The voucherization of American health insurance may already be upon us.
No, Paul Ryan has not gotten his proposed "premium support" system for Medicare enacted. But increasing numbers of employers are adopting or considering a shift from "defined benefit" to "defined contribution" insurance plans -- a shift that mirrors the transformation of pension benefits over the past twenty years (as Peter Orzag pointed out in a Dec. 2011
column).
Under a defined contribution model, as described in a recent Booz & Co.
report, "instead of designing and offering defined health benefits, companies make cash contributions to savings accounts that employees use to purchase insurance products of their choice.
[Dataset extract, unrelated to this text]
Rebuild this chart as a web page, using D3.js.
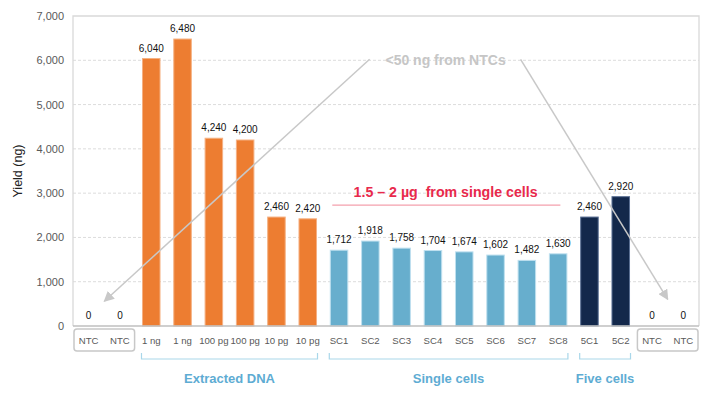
<!DOCTYPE html>
<html>
<head>
<meta charset="utf-8">
<script src="https://cdn.jsdelivr.net/npm/d3@7"></script>
<style>
  body { margin: 0; background: white; }
  text { font-family: Arial, "Liberation Sans", sans-serif; }
</style>
</head>
<body>
<div id="chart-area"></div>
<script>
// data
const categories = ["NTC", "NTC", "1 ng", "1 ng", "100 pg", "100 pg", "10 pg", "10 pg",
    "SC1", "SC2", "SC3", "SC4", "SC5", "SC6", "SC7", "SC8", "5C1", "5C2", "NTC", "NTC"]
const yields = [0, 0, 6040, 6480, 4240, 4200, 2460, 2420,
    1712, 1918, 1758, 1704, 1674, 1602, 1482, 1630, 2460, 2920, 0, 0]
const sampleType = ["ntc", "ntc", "dna", "dna", "dna", "dna", "dna", "dna",
    "sc", "sc", "sc", "sc", "sc", "sc", "sc", "sc", "five", "five", "ntc", "ntc"]
const yTicks = [0, 1000, 2000, 3000, 4000, 5000, 6000, 7000]
const groups = [
    {label: "Extracted DNA", from: 2, to: 7},
    {label: "Single cells", from: 8, to: 15},
    {label: "Five cells", from: 16, to: 17}
]

const margin = {left: 73, right: 17, top: 16, bottom: 69}
const width = 716 - margin.left - margin.right,
    height = 395 - margin.top - margin.bottom

const svg = d3.select("#chart-area").append("svg")
    .attr("width", 716)
    .attr("height", 395)

const defs = svg.append("defs")
defs.append("marker")
    .attr("id", "arrow")
    .attr("viewBox", "0 0 10 10")
    .attr("refX", 9).attr("refY", 5)
    .attr("markerWidth", 7).attr("markerHeight", 7)
    .attr("orient", "auto")
    .append("path")
    .attr("d", "M0,0 L10,5 L0,10 Z")
    .attr("fill", "#c8c8c8")

const g = svg.append("g")
    .attr("transform", `translate(${margin.left}, ${margin.top})`)

const x = d3.scaleBand()
    .domain(d3.range(categories.length))
    .range([0, width])
    .paddingInner(0.44)
    .paddingOuter(0.22)

const y = d3.scaleLinear()
    .domain([0, 7000])
    .range([height, 0])

const color = {dna: "#ed7d31", sc: "#67aecd", five: "#13284b", ntc: "#999"}
const edge = {dna: "#f5b183", sc: "#bfe0ef", five: "#5a6f93", ntc: "#999"}

// gridlines
g.selectAll(".grid")
    .data(yTicks.filter(d => d > 0 && d < 7000))
    .join("line")
    .attr("class", "grid")
    .attr("x1", 0).attr("x2", width)
    .attr("y1", d => y(d)).attr("y2", d => y(d))
    .attr("stroke", "#dcdcdc")
    .attr("stroke-dasharray", "3,2")

// frame
g.append("path")
    .attr("d", `M0,${height} V0 H${width} V${height}`)
    .attr("fill", "none")
    .attr("stroke", "#d9d9d9")
    .attr("stroke-width", 1.3)

// y axis
const yAxisCall = d3.axisLeft(y)
    .tickValues(yTicks)
    .tickFormat(d3.format(","))
    .tickSize(0)
    .tickPadding(9)

g.append("g")
    .attr("class", "y axis")
    .call(yAxisCall)
    .call(a => a.select(".domain").remove())
    .selectAll("text")
    .attr("font-size", "11px")
    .attr("fill", "#595959")

g.append("text")
    .attr("x", -(height / 2))
    .attr("y", -margin.left + 22)
    .attr("font-size", "12.5px")
    .attr("fill", "#222")
    .attr("text-anchor", "middle")
    .attr("transform", "rotate(-90)")
    .text("Yield (ng)")

// bars
g.selectAll("rect.bar")
    .data(yields)
    .join("rect")
    .attr("class", "bar")
    .attr("x", (d, i) => x(i))
    .attr("y", d => y(d))
    .attr("width", x.bandwidth())
    .attr("height", d => height - y(d))
    .attr("fill", (d, i) => color[sampleType[i]])
    .attr("stroke", (d, i) => d > 0 ? edge[sampleType[i]] : "none")
    .attr("stroke-width", 1)

// value labels
g.selectAll("text.value")
    .data(yields)
    .join("text")
    .attr("class", "value")
    .attr("x", (d, i) => x(i) + x.bandwidth() / 2)
    .attr("y", d => y(d) - 7)
    .attr("text-anchor", "middle")
    .attr("font-size", "10px")
    .attr("fill", "#111")
    .text(d => d3.format(",")(d))

// x axis
g.append("line")
    .attr("x1", 0).attr("x2", width)
    .attr("y1", height).attr("y2", height)
    .attr("stroke", "#bfbfbf")
    .attr("stroke-width", 1.3)

g.selectAll("text.cat")
    .data(categories)
    .join("text")
    .attr("class", "cat")
    .attr("x", (d, i) => x(i) + x.bandwidth() / 2)
    .attr("y", height + 18)
    .attr("text-anchor", "middle")
    .attr("font-size", "9.6px")
    .attr("fill", "#595959")
    .text(d => d)

// NTC boxes
const step = x.step()
const ntcBoxes = [[0, 1], [18, 19]]
g.selectAll("rect.ntc")
    .data(ntcBoxes)
    .join("rect")
    .attr("class", "ntc")
    .attr("x", d => x(d[0]) - step * 0.22 + 1)
    .attr("y", height + 3)
    .attr("width", d => x(d[1]) + x.bandwidth() - x(d[0]) + step * 0.44 - 2)
    .attr("height", 22)
    .attr("rx", 3)
    .attr("fill", "none")
    .attr("stroke", "#c8c8c8")
    .attr("stroke-width", 1.5)

// group brackets
const bracketY = height + 33
const bracket = g.selectAll("g.bracket")
    .data(groups)
    .join("g")
    .attr("class", "bracket")

bracket.append("path")
    .attr("d", d => {
        const x0 = x(d.from) - 1, x1 = x(d.to) + x.bandwidth() + 1
        return `M${x0},${bracketY - 6} V${bracketY} H${x1} V${bracketY - 6}`
    })
    .attr("fill", "none")
    .attr("stroke", "#a9d7ea")
    .attr("stroke-width", 1.2)

bracket.append("text")
    .attr("x", d => (x(d.from) + x(d.to) + x.bandwidth()) / 2)
    .attr("y", bracketY + 24)
    .attr("text-anchor", "middle")
    .attr("font-size", "13px")
    .attr("font-weight", "bold")
    .attr("fill", "#5eacd3")
    .text(d => d.label)

// NTC annotation, centred over the single cells group
const noteX = (x(8) + x(15) + x.bandwidth()) / 2 - 3
g.append("text")
    .attr("x", noteX)
    .attr("y", y(6000) + 5)
    .attr("text-anchor", "middle")
    .attr("font-size", "14px")
    .attr("font-weight", "bold")
    .attr("fill", "#c6c6c6")
    .text("<50 ng from NTCs")

g.append("line")
    .attr("x1", noteX - 76).attr("y1", y(6000) - 1)
    .attr("x2", (x(0) + x(1) + x.bandwidth()) / 2).attr("y2", y(560))
    .attr("stroke", "#c8c8c8")
    .attr("stroke-width", 1.5)
    .attr("marker-end", "url(#arrow)")

g.append("line")
    .attr("x1", noteX + 75).attr("y1", y(6000) - 1)
    .attr("x2", (x(18) + x(19) + x.bandwidth()) / 2).attr("y2", y(600))
    .attr("stroke", "#c8c8c8")
    .attr("stroke-width", 1.5)
    .attr("marker-end", "url(#arrow)")

// single cell annotation
g.append("text")
    .attr("x", noteX)
    .attr("y", y(3000) + 4)
    .attr("text-anchor", "middle")
    .attr("font-size", "14.2px")
    .attr("font-weight", "bold")
    .attr("fill", "#e8294c")
    .style("white-space", "pre")
    .text("1.5 \u2013 2 \u00b5g  from single cells")

g.append("line")
    .attr("x1", x(8) + 2).attr("x2", x(15) + 11)
    .attr("y1", y(2730)).attr("y2", y(2730))
    .attr("stroke", "#f4a0ad")
    .attr("stroke-width", 1.2)
</script>
</body>
</html>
This model allows the company to cap its healthcare cost at a desired threshold" (p. 4).
To meet the nascent and anticipated demand for this model, health insurers and benefits consultants are rolling out private healthcare exchanges enabling employers to outsource the benefits management. these exchanges provide a menu of health insurance options to the employees of companies that buy in. Such exchanges have been a feature of health plans for retirees for some time; companies are now
beginning to offer them to current employees.
Adoption of this system may be accelerated by the coverage mandates the ACA imposes on employers that provide health insurance -- e.g., the ban on annual and lifetime benefit caps, the requirement to offer coverage to employees' children up to age 26, the free provision of preventive care, and other mandates.
Question: given the ACA requirement that employer
plans cover a minimum 60% of participants' average medical costs, and cap participants' annual out-of-pocket expenses at $6250 per individual/$12500 per family, and meet the minimum essential benefit requirements that govern the ACA exchanges or potentially pay a penalty,* how can an employer control its costs by capping its "defined contribution"?